(Exercise) Exactly repeat the material, dropping only the pictures.

(Data extract)
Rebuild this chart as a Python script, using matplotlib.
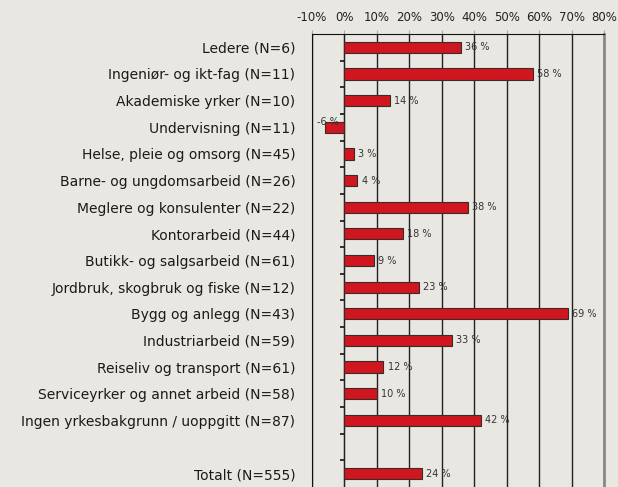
import matplotlib.pyplot as plt

categories = [
    "Ledere (N=6)",
    "Ingeniør- og ikt-fag (N=11)",
    "Akademiske yrker (N=10)",
    "Undervisning (N=11)",
    "Helse, pleie og omsorg (N=45)",
    "Barne- og ungdomsarbeid (N=26)",
    "Meglere og konsulenter (N=22)",
    "Kontorarbeid (N=44)",
    "Butikk- og salgsarbeid (N=61)",
    "Jordbruk, skogbruk og fiske (N=12)",
    "Bygg og anlegg (N=43)",
    "Industriarbeid (N=59)",
    "Reiseliv og transport (N=61)",
    "Serviceyrker og annet arbeid (N=58)",
    "Ingen yrkesbakgrunn / uoppgitt (N=87)",
    "",
    "Totalt (N=555)",
]
values = [36, 58, 14, -6, 3, 4, 38, 18, 9, 23, 69, 33, 12, 10, 42, None, 24]
xticks = [-10, 0, 10, 20, 30, 40, 50, 60, 70, 80]

bg = "#e8e7e2"
fig = plt.figure(figsize=(6.18, 4.87), dpi=100, facecolor=bg)
ax = fig.add_axes([312 / 618, 0, 292 / 618, 453 / 487], facecolor=bg)

pos = list(range(len(categories)))
for i, v in zip(pos, values):
    if v is None:
        continue
    ax.barh(i, v, height=0.42, color="#d0161e", edgecolor="#3b2b2b",
            linewidth=0.8, zorder=3)
    if v >= 0:
        ax.annotate(f"{v} %", (v, i), xytext=(3, 0), textcoords="offset points",
                    ha="left", va="center", fontsize=7, color="#333333")
    else:
        ax.annotate(f"{v} %", (0, i), xytext=(-4, 0), textcoords="offset points",
                    ha="right", va="bottom", fontsize=7, color="#333333")

ax.set_xlim(-10, 80)
ax.set_ylim(len(categories) - 0.5, -0.5)
ax.set_yticks(pos)
ax.set_yticklabels(categories, fontsize=10, color="#1a1a1a")
ax.tick_params(axis="y", length=0, pad=12)

ax.xaxis.tick_top()
ax.set_xticks(xticks)
ax.set_xticklabels([f"{t}%" for t in xticks], fontsize=8.5, color="#222222")
ax.tick_params(axis="x", length=3, color="#aaaaaa", pad=4)
ax.grid(axis="x", color="#222222", linewidth=1, zorder=1)

ax.spines["bottom"].set_visible(False)
ax.spines["left"].set_color("#111111")
ax.spines["top"].set_color("#111111")
ax.spines["right"].set_color("#888888")
ax.spines["right"].set_linewidth(2)

# zero line with ticks between categories
zero = ax.secondary_yaxis(10 / 90)
zero.set_yticks([p + 0.5 for p in pos[:-1]])
zero.set_yticklabels([])
zero.tick_params(length=3, width=1.2, color="#111111", direction="out")
zero.spines["left"].set_color("#111111")

fig.savefig("out.png", dpi=100, facecolor=bg)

(Reply to the task)
Rebuild this chart as a Python script, using matplotlib.
import matplotlib.pyplot as plt

categories = [
    "Ledere (N=6)",
    "Ingeniør- og ikt-fag (N=11)",
    "Akademiske yrker (N=10)",
    "Undervisning (N=11)",
    "Helse, pleie og omsorg (N=45)",
    "Barne- og ungdomsarbeid (N=26)",
    "Meglere og konsulenter (N=22)",
    "Kontorarbeid (N=44)",
    "Butikk- og salgsarbeid (N=61)",
    "Jordbruk, skogbruk og fiske (N=12)",
    "Bygg og anlegg (N=43)",
    "Industriarbeid (N=59)",
    "Reiseliv og transport (N=61)",
    "Serviceyrker og annet arbeid (N=58)",
    "Ingen yrkesbakgrunn / uoppgitt (N=87)",
    "",
    "Totalt (N=555)",
]
values = [36, 58, 14, -6, 3, 4, 38, 18, 9, 23, 69, 33, 12, 10, 42, None, 24]
xticks = [-10, 0, 10, 20, 30, 40, 50, 60, 70, 80]

bg = "#e8e7e2"
fig = plt.figure(figsize=(6.18, 4.87), dpi=100, facecolor=bg)
ax = fig.add_axes([312 / 618, 0, 292 / 618, 453 / 487], facecolor=bg)

pos = list(range(len(categories)))
for i, v in zip(pos, values):
    if v is None:
        continue
    ax.barh(i, v, height=0.42, color="#d0161e", edgecolor="#3b2b2b",
            linewidth=0.8, zorder=3)
    if v >= 0:
        ax.annotate(f"{v} %", (v, i), xytext=(3, 0), textcoords="offset points",
                    ha="left", va="center", fontsize=7, color="#333333")
    else:
        ax.annotate(f"{v} %", (0, i), xytext=(-4, 0), textcoords="offset points",
                    ha="right", va="bottom", fontsize=7, color="#333333")

ax.set_xlim(-10, 80)
ax.set_ylim(len(categories) - 0.5, -0.5)
ax.set_yticks(pos)
ax.set_yticklabels(categories, fontsize=10, color="#1a1a1a")
ax.tick_params(axis="y", length=0, pad=12)

ax.xaxis.tick_top()
ax.set_xticks(xticks)
ax.set_xticklabels([f"{t}%" for t in xticks], fontsize=8.5, color="#222222")
ax.tick_params(axis="x", length=3, color="#aaaaaa", pad=4)
ax.grid(axis="x", color="#222222", linewidth=1, zorder=1)

ax.spines["bottom"].set_visible(False)
ax.spines["left"].set_color("#111111")
ax.spines["top"].set_color("#111111")
ax.spines["right"].set_color("#888888")
ax.spines["right"].set_linewidth(2)

# zero line with ticks between categories
zero = ax.secondary_yaxis(10 / 90)
zero.set_yticks([p + 0.5 for p in pos[:-1]])
zero.set_yticklabels([])
zero.tick_params(length=3, width=1.2, color="#111111", direction="out")
zero.spines["left"].set_color("#111111")

fig.savefig("out.png", dpi=100, facecolor=bg)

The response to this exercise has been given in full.